To do:
Repeat the full listing below verbatim and keep the images out.
↓↓↓
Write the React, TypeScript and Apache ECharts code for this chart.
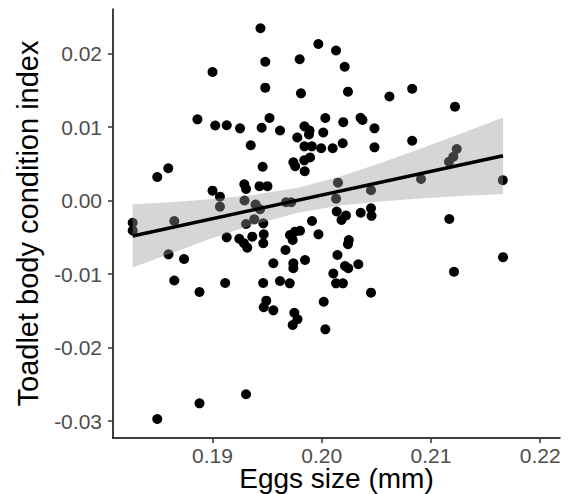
import React, { useEffect, useRef } from "react";
import * as echarts from "echarts";

// Egg size (mm) of each clutch
const eggSize = [
  0.19439, 0.19483, 0.19000, 0.19483, 0.18862, 0.19025, 0.19130, 0.19252, 0.19450, 0.19522,
  0.19618, 0.19350, 0.19459, 0.18595, 0.18494, 0.19000, 0.19068, 0.19291, 0.19307, 0.19430,
  0.19503, 0.19969, 0.19798, 0.20131, 0.20210, 0.19810, 0.20240, 0.20620, 0.20828, 0.21220,
  0.20033, 0.20197, 0.20355, 0.20373, 0.20483, 0.19842, 0.19888, 0.19883, 0.20014, 0.19776,
  0.19842, 0.19909, 0.19995, 0.20100, 0.20192, 0.20483, 0.20828, 0.19740, 0.19757, 0.19840,
  0.19893, 0.19844, 0.20149, 0.20131, 0.20451, 0.20909, 0.21165, 0.21205, 0.21236, 0.21658,
  0.19673, 0.19721, 0.19068, 0.19293, 0.19394, 0.19435, 0.18269, 0.18269, 0.18650, 0.19307,
  0.19382, 0.19465, 0.18597, 0.20137, 0.20222, 0.20181, 0.20357, 0.20451, 0.20456, 0.21168,
  0.19911, 0.19130, 0.19245, 0.19288, 0.19318, 0.19364, 0.19469, 0.19465, 0.18739, 0.19557,
  0.19709, 0.19755, 0.19801, 0.19734, 0.19970, 0.19668, 0.19740, 0.19740, 0.19847, 0.18650,
  0.18881, 0.19116, 0.19464, 0.19618, 0.19707, 0.19492, 0.19469, 0.19557, 0.20018, 0.19749,
  0.19778, 0.19734, 0.20033, 0.20144, 0.20248, 0.20240, 0.20213, 0.20243, 0.20335, 0.20106,
  0.20131, 0.20194, 0.20451, 0.21660, 0.21211, 0.19307, 0.18881, 0.18494,
];

// Toadlet body condition index
const conditionIndex = [
  0.02345, 0.01890, 0.01750, 0.01537, 0.01106, 0.01022, 0.01026, 0.00984, 0.00992, 0.01124,
  0.00954, 0.00753, 0.00461, 0.00440, 0.00321, 0.00135, 0.00053, 0.00223, 0.00158, 0.00196,
  0.00196, 0.02131, 0.01924, 0.02043, 0.01822, 0.01460, 0.01482, 0.01417, 0.01522, 0.01278,
  0.01124, 0.01067, 0.01128, 0.01097, 0.00984, 0.01011, 0.00954, 0.00900, 0.00927, 0.00859,
  0.00739, 0.00739, 0.00712, 0.00712, 0.00781, 0.00725, 0.00815, 0.00521, 0.00468, 0.00548,
  0.00587, 0.00399, 0.00244, 0.00026, 0.00142, 0.00294, 0.00529, 0.00597, 0.00702, 0.00278,
  -0.00023, -0.00023, -0.00083, 0.00001, -0.00053, -0.00118, -0.00301, -0.00407, -0.00278, -0.00319,
  -0.00255, -0.00309, -0.00731, -0.00148, -0.00203, -0.00264, -0.00165, -0.00105, -0.00207, -0.00250,
  -0.00278, -0.00500, -0.00519, -0.00581, -0.00641, -0.00491, -0.00459, -0.00581, -0.00795, -0.00853,
  -0.00468, -0.00423, -0.00410, -0.00536, -0.00459, -0.00672, -0.00853, -0.00921, -0.00808, -0.01087,
  -0.01244, -0.01121, -0.01121, -0.01094, -0.01126, -0.01362, -0.01452, -0.01493, -0.01376, -0.01526,
  -0.01615, -0.01693, -0.01752, -0.00740, -0.00536, -0.00593, -0.00890, -0.00921, -0.00866, -0.00992,
  -0.01126, -0.01126, -0.01253, -0.00770, -0.00968, -0.02636, -0.02759, -0.02972,
];

// Linear fit (end points) and its confidence band
const fitX = [0.18269, 0.2166];
const fitY = [-0.00482, 0.00611];
const bandX = [0.18269, 0.18611, 0.18977, 0.19343, 0.19783, 0.20167, 0.20533, 0.209, 0.21266, 0.2166];
const bandUpper = [-0.00051, -0.00021, 0.00017, 0.0007, 0.00176, 0.00328, 0.00508, 0.00704, 0.00908, 0.01131];
const bandLower = [-0.00912, -0.00722, -0.00524, -0.00341, -0.00164, -0.00068, -0.00012, 0.00028, 0.00061, 0.00091];

// Axes
const xTicks = [0.19, 0.2, 0.21, 0.22];
const yTicks = [-0.03, -0.02, -0.01, 0, 0.01, 0.02];
const xRange = [0.180888, 0.221815];
const yRange = [-0.032308, 0.026075];

const FONT = '"Liberation Sans", Arial, Helvetica, sans-serif';

export default function App() {
  const ref = useRef<HTMLDivElement>(null);

  useEffect(() => {
    if (!ref.current) return;
    const chart = echarts.init(ref.current, undefined, { renderer: "svg" });

    const points = eggSize.map((x, i) => [x, conditionIndex[i]]);
    const bandData = bandX.map((x, i) => [x, bandLower[i], bandUpper[i]]);

    chart.setOption({
      animation: false,
      backgroundColor: "#ffffff",
      textStyle: { fontFamily: FONT },
      grid: {
        left: 113,
        right: 13,
        top: 9,
        bottom: 56,
        containLabel: false,
        outerBoundsMode: "none",
      },
      xAxis: {
        type: "value",
        min: xRange[0],
        max: xRange[1],
        name: "Eggs size (mm)",
        nameLocation: "middle",
        nameGap: 26,
        nameMoveOverlap: false,
        nameTextStyle: { fontSize: 28, lineHeight: 28, color: "#000000", fontFamily: FONT },
        splitLine: { show: false },
        axisLine: { show: true, onZero: false, lineStyle: { color: "#000000", width: 1.5 } },
        axisTick: {
          show: true,
          length: 5,
          lineStyle: { color: "#333333", width: 1.5 },
          customValues: xTicks,
        },
        axisLabel: {
          fontSize: 21,
          lineHeight: 21,
          color: "#4D4D4D",
          margin: 7,
          fontFamily: FONT,
          customValues: xTicks,
          formatter: (v: number) => v.toFixed(2),
        },
      },
      yAxis: {
        type: "value",
        min: yRange[0],
        max: yRange[1],
        name: "Toadlet body condition index",
        nameLocation: "middle",
        nameGap: 71,
        nameMoveOverlap: false,
        nameTextStyle: { fontSize: 29, color: "#000000", fontFamily: FONT },
        splitLine: { show: false },
        axisLine: { show: true, onZero: false, lineStyle: { color: "#000000", width: 1.5 } },
        axisTick: {
          show: true,
          length: 5,
          lineStyle: { color: "#333333", width: 1.5 },
          customValues: yTicks,
        },
        axisLabel: {
          fontSize: 21,
          color: "#4D4D4D",
          margin: 11,
          fontFamily: FONT,
          customValues: yTicks,
          formatter: (v: number) => v.toFixed(2),
        },
      },
      series: [
        {
          type: "scatter",
          data: points,
          symbol: "circle",
          symbolSize: 10,
          itemStyle: { color: "#000000", opacity: 1 },
          z: 2,
        },
        {
          type: "custom",
          data: bandData,
          z: 3,
          silent: true,
          renderItem: (params: any, api: any) => {
            if (params.dataIndex !== 0) return null;
            const upper = bandX.map((x, i) => api.coord([x, bandUpper[i]]));
            const lower = bandX.map((x, i) => api.coord([x, bandLower[i]])).reverse();
            return {
              type: "polygon",
              shape: { points: upper.concat(lower) },
              style: { fill: "rgba(153,153,153,0.4)", stroke: "none" },
            };
          },
          encode: { x: 0, y: [1, 2] },
        },
        {
          type: "line",
          data: fitX.map((x, i) => [x, fitY[i]]),
          showSymbol: false,
          symbol: "none",
          lineStyle: { color: "#000000", width: 3.5 },
          z: 4,
        },
      ],
    });

    return () => chart.dispose();
  }, []);

  return (
    <div
      ref={ref}
      style={{ position: "fixed", left: 0, top: 0, width: 573, height: 494, background: "#fff" }}
    />
  );
}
↑↑↑
Written reply:
Write the React, TypeScript and Apache ECharts code for this chart.
import React, { useEffect, useRef } from "react";
import * as echarts from "echarts";

// Egg size (mm) of each clutch
const eggSize = [
  0.19439, 0.19483, 0.19000, 0.19483, 0.18862, 0.19025, 0.19130, 0.19252, 0.19450, 0.19522,
  0.19618, 0.19350, 0.19459, 0.18595, 0.18494, 0.19000, 0.19068, 0.19291, 0.19307, 0.19430,
  0.19503, 0.19969, 0.19798, 0.20131, 0.20210, 0.19810, 0.20240, 0.20620, 0.20828, 0.21220,
  0.20033, 0.20197, 0.20355, 0.20373, 0.20483, 0.19842, 0.19888, 0.19883, 0.20014, 0.19776,
  0.19842, 0.19909, 0.19995, 0.20100, 0.20192, 0.20483, 0.20828, 0.19740, 0.19757, 0.19840,
  0.19893, 0.19844, 0.20149, 0.20131, 0.20451, 0.20909, 0.21165, 0.21205, 0.21236, 0.21658,
  0.19673, 0.19721, 0.19068, 0.19293, 0.19394, 0.19435, 0.18269, 0.18269, 0.18650, 0.19307,
  0.19382, 0.19465, 0.18597, 0.20137, 0.20222, 0.20181, 0.20357, 0.20451, 0.20456, 0.21168,
  0.19911, 0.19130, 0.19245, 0.19288, 0.19318, 0.19364, 0.19469, 0.19465, 0.18739, 0.19557,
  0.19709, 0.19755, 0.19801, 0.19734, 0.19970, 0.19668, 0.19740, 0.19740, 0.19847, 0.18650,
  0.18881, 0.19116, 0.19464, 0.19618, 0.19707, 0.19492, 0.19469, 0.19557, 0.20018, 0.19749,
  0.19778, 0.19734, 0.20033, 0.20144, 0.20248, 0.20240, 0.20213, 0.20243, 0.20335, 0.20106,
  0.20131, 0.20194, 0.20451, 0.21660, 0.21211, 0.19307, 0.18881, 0.18494,
];

// Toadlet body condition index
const conditionIndex = [
  0.02345, 0.01890, 0.01750, 0.01537, 0.01106, 0.01022, 0.01026, 0.00984, 0.00992, 0.01124,
  0.00954, 0.00753, 0.00461, 0.00440, 0.00321, 0.00135, 0.00053, 0.00223, 0.00158, 0.00196,
  0.00196, 0.02131, 0.01924, 0.02043, 0.01822, 0.01460, 0.01482, 0.01417, 0.01522, 0.01278,
  0.01124, 0.01067, 0.01128, 0.01097, 0.00984, 0.01011, 0.00954, 0.00900, 0.00927, 0.00859,
  0.00739, 0.00739, 0.00712, 0.00712, 0.00781, 0.00725, 0.00815, 0.00521, 0.00468, 0.00548,
  0.00587, 0.00399, 0.00244, 0.00026, 0.00142, 0.00294, 0.00529, 0.00597, 0.00702, 0.00278,
  -0.00023, -0.00023, -0.00083, 0.00001, -0.00053, -0.00118, -0.00301, -0.00407, -0.00278, -0.00319,
  -0.00255, -0.00309, -0.00731, -0.00148, -0.00203, -0.00264, -0.00165, -0.00105, -0.00207, -0.00250,
  -0.00278, -0.00500, -0.00519, -0.00581, -0.00641, -0.00491, -0.00459, -0.00581, -0.00795, -0.00853,
  -0.00468, -0.00423, -0.00410, -0.00536, -0.00459, -0.00672, -0.00853, -0.00921, -0.00808, -0.01087,
  -0.01244, -0.01121, -0.01121, -0.01094, -0.01126, -0.01362, -0.01452, -0.01493, -0.01376, -0.01526,
  -0.01615, -0.01693, -0.01752, -0.00740, -0.00536, -0.00593, -0.00890, -0.00921, -0.00866, -0.00992,
  -0.01126, -0.01126, -0.01253, -0.00770, -0.00968, -0.02636, -0.02759, -0.02972,
];

// Linear fit (end points) and its confidence band
const fitX = [0.18269, 0.2166];
const fitY = [-0.00482, 0.00611];
const bandX = [0.18269, 0.18611, 0.18977, 0.19343, 0.19783, 0.20167, 0.20533, 0.209, 0.21266, 0.2166];
const bandUpper = [-0.00051, -0.00021, 0.00017, 0.0007, 0.00176, 0.00328, 0.00508, 0.00704, 0.00908, 0.01131];
const bandLower = [-0.00912, -0.00722, -0.00524, -0.00341, -0.00164, -0.00068, -0.00012, 0.00028, 0.00061, 0.00091];

// Axes
const xTicks = [0.19, 0.2, 0.21, 0.22];
const yTicks = [-0.03, -0.02, -0.01, 0, 0.01, 0.02];
const xRange = [0.180888, 0.221815];
const yRange = [-0.032308, 0.026075];

const FONT = '"Liberation Sans", Arial, Helvetica, sans-serif';

export default function App() {
  const ref = useRef<HTMLDivElement>(null);

  useEffect(() => {
    if (!ref.current) return;
    const chart = echarts.init(ref.current, undefined, { renderer: "svg" });

    const points = eggSize.map((x, i) => [x, conditionIndex[i]]);
    const bandData = bandX.map((x, i) => [x, bandLower[i], bandUpper[i]]);

    chart.setOption({
      animation: false,
      backgroundColor: "#ffffff",
      textStyle: { fontFamily: FONT },
      grid: {
        left: 113,
        right: 13,
        top: 9,
        bottom: 56,
        containLabel: false,
        outerBoundsMode: "none",
      },
      xAxis: {
        type: "value",
        min: xRange[0],
        max: xRange[1],
        name: "Eggs size (mm)",
        nameLocation: "middle",
        nameGap: 26,
        nameMoveOverlap: false,
        nameTextStyle: { fontSize: 28, lineHeight: 28, color: "#000000", fontFamily: FONT },
        splitLine: { show: false },
        axisLine: { show: true, onZero: false, lineStyle: { color: "#000000", width: 1.5 } },
        axisTick: {
          show: true,
          length: 5,
          lineStyle: { color: "#333333", width: 1.5 },
          customValues: xTicks,
        },
        axisLabel: {
          fontSize: 21,
          lineHeight: 21,
          color: "#4D4D4D",
          margin: 7,
          fontFamily: FONT,
          customValues: xTicks,
          formatter: (v: number) => v.toFixed(2),
        },
      },
      yAxis: {
        type: "value",
        min: yRange[0],
        max: yRange[1],
        name: "Toadlet body condition index",
        nameLocation: "middle",
        nameGap: 71,
        nameMoveOverlap: false,
        nameTextStyle: { fontSize: 29, color: "#000000", fontFamily: FONT },
        splitLine: { show: false },
        axisLine: { show: true, onZero: false, lineStyle: { color: "#000000", width: 1.5 } },
        axisTick: {
          show: true,
          length: 5,
          lineStyle: { color: "#333333", width: 1.5 },
          customValues: yTicks,
        },
        axisLabel: {
          fontSize: 21,
          color: "#4D4D4D",
          margin: 11,
          fontFamily: FONT,
          customValues: yTicks,
          formatter: (v: number) => v.toFixed(2),
        },
      },
      series: [
        {
          type: "scatter",
          data: points,
          symbol: "circle",
          symbolSize: 10,
          itemStyle: { color: "#000000", opacity: 1 },
          z: 2,
        },
        {
          type: "custom",
          data: bandData,
          z: 3,
          silent: true,
          renderItem: (params: any, api: any) => {
            if (params.dataIndex !== 0) return null;
            const upper = bandX.map((x, i) => api.coord([x, bandUpper[i]]));
            const lower = bandX.map((x, i) => api.coord([x, bandLower[i]])).reverse();
            return {
              type: "polygon",
              shape: { points: upper.concat(lower) },
              style: { fill: "rgba(153,153,153,0.4)", stroke: "none" },
            };
          },
          encode: { x: 0, y: [1, 2] },
        },
        {
          type: "line",
          data: fitX.map((x, i) => [x, fitY[i]]),
          showSymbol: false,
          symbol: "none",
          lineStyle: { color: "#000000", width: 3.5 },
          z: 4,
        },
      ],
    });

    return () => chart.dispose();
  }, []);

  return (
    <div
      ref={ref}
      style={{ position: "fixed", left: 0, top: 0, width: 573, height: 494, background: "#fff" }}
    />
  );
}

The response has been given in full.